Jesteśmy właśnie w trakcie ustalania programu merytorycznych spotkań, temu właśnie te targi mają służyć. Z drugiej strony planujemy też spotkanie z częścią naszej sieci agencyjnej. To będą trzy dni bardzo intensywnej pracy. Targi to też spotkanie z publicznością, z klientami lub potencjalnymi klientami biur podróży, hoteli, atrakcji turystycznych.

Bezpośrednie spotkania i rozmowy są niezwykle istotne – budują więź i podnoszą wiarygodność naszej branży. Wystawiając się na wspólnej imprezie zachęcamy do podróżowania, do korzystania z usług profesjonalnych organizatorów i jednocześnie zaspokajamy poczucie bezpieczeństwa. Szczególnie po traumie, jaką społeczeństwo przeszło w trakcie covidu, nie ma lepszego sposobu, żeby zademonstrować, że klienci mogą się czuć z nami pewnie i bezpiecznie, że mogą ufać biurom podróży. Myślę, że to też jest naszej branży potrzebne.

Itaka szykuje w Pałacu Kultury i Nauki duże stoisko. Nasi doświadczeni konsultanci będą do dyspozycji odwiedzających – będzie można uzyskać każdą informację o naszej ofercie i naszych kierunkach wakacyjnych. Będzie też można wygrać atrakcyjne wyjazdy. Wcześniej będziemy informować, co trzeba zrobić, żeby wziąć udział w konkursach.

Filip Frydrykiewicz:

Oprócz Itaki na targach zapowiadają obecność inne duże biura podróży. Zachęca pan kolegów do udziału w targach?

Piotr Henicz:

Sednem turystyki jest podróżowanie, do którego popycha ludzi ciekawość, poszukiwanie rozrywki i odpoczynku. Ułatwianiem tego zajmuje się nasza branża, dlatego te targi mają wyjątkowe przełożenie na nas, bo my sami dajemy świadectwo. Raz to my lecimy do Madrytu i Londynu, a teraz inni przylecą do nas. Akurat tym razem to polska branża będzie gospodarzem, co ma też tę dobrą stronę, że bez dużych kosztów związanych z wyjazdami, będzie mogła u siebie przyjąć zagranicznych gości.

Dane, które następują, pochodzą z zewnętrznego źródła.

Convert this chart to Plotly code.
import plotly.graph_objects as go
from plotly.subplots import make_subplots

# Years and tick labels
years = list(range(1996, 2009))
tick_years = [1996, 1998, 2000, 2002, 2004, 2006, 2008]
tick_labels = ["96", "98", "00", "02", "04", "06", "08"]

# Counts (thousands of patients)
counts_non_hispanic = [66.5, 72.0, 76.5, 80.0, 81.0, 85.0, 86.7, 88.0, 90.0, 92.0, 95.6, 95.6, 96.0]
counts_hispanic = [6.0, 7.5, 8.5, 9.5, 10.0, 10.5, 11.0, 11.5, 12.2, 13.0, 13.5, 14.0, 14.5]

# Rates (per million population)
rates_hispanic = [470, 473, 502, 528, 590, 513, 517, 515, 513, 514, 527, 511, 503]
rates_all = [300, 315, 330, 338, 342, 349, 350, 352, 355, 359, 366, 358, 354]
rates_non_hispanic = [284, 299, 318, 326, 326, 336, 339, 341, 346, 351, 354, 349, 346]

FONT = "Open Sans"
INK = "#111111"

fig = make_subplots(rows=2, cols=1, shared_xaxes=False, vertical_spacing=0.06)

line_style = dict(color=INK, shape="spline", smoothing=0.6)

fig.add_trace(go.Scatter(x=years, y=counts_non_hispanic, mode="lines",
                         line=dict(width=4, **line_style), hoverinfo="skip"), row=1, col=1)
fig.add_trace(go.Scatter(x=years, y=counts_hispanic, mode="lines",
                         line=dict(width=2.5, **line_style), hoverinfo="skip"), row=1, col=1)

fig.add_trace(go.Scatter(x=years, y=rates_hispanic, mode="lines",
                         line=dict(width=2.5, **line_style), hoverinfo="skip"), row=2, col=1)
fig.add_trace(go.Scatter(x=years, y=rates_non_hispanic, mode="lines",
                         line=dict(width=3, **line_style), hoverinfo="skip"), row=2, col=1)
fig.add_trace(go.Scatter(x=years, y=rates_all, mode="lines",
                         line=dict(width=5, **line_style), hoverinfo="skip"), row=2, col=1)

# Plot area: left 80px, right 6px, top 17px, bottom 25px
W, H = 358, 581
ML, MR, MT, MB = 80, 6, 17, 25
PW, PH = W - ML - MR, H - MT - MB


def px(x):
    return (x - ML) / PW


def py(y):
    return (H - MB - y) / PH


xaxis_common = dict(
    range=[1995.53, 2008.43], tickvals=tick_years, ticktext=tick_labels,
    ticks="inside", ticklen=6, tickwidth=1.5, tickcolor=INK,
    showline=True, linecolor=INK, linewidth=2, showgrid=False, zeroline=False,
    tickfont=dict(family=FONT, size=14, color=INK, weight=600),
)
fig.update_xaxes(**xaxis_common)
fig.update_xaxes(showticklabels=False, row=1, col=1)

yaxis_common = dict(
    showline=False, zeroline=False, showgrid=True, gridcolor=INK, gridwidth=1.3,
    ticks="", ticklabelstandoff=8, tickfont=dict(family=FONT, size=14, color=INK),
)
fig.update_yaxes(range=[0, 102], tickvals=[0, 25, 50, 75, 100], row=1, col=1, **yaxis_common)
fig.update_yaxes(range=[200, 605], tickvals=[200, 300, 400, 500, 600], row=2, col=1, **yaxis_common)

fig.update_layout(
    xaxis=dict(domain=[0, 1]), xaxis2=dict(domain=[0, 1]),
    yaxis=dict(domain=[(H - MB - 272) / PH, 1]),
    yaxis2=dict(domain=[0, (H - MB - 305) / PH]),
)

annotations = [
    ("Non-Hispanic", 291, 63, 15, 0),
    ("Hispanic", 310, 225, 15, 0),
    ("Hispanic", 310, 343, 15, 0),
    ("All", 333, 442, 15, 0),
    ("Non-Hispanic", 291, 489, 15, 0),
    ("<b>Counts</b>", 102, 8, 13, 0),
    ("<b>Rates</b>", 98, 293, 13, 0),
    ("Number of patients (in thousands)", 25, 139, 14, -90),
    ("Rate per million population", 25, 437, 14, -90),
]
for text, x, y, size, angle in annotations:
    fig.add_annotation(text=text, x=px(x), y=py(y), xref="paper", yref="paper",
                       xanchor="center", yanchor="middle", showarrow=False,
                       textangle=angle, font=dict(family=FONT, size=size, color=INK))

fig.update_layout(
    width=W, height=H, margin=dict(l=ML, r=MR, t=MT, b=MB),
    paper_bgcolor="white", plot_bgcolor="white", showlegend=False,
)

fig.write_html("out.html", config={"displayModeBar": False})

Traktuję te targi jak święto branży turystycznej. Nie patrzę na tę imprezę wąsko, przez pryzmat interesów Itaki, ale szerzej, jak na okazję do spotkania w jednym miejscu w tym samym czasie wielu ludzi związanych – czy to przez pracę w biurach podróży, czy w hotelach, atrakcjach turystycznych, na lotniskach i w liniach lotniczych – z turystyką.

Poza aspektami merytorycznymi, które już wymieniłem, mam nadzieję, że takie spotkanie posłuży integracji branży, wzmocni nas jako środowisko. Turystyka potrzebuje – co obserwuję ze szczególną ostrością jako wiceprezes PIT – silnej, zjednoczonej reprezentacji, a także rangi na miarę jej znaczenia dla gospodarki. Targi na pewno są elementem budowania tego prestiżu.

Zdecydowanie zachęcam więc wszystkich, aby się wystawiali albo przynajmniej odwiedzili targi ITTF. To jedna z nielicznych okazji w roku do takiego szerokiego spotkania. Uważam, że niewykorzystanie jej to byłby wielki błąd. A na pewno nie będzie to czas stracony.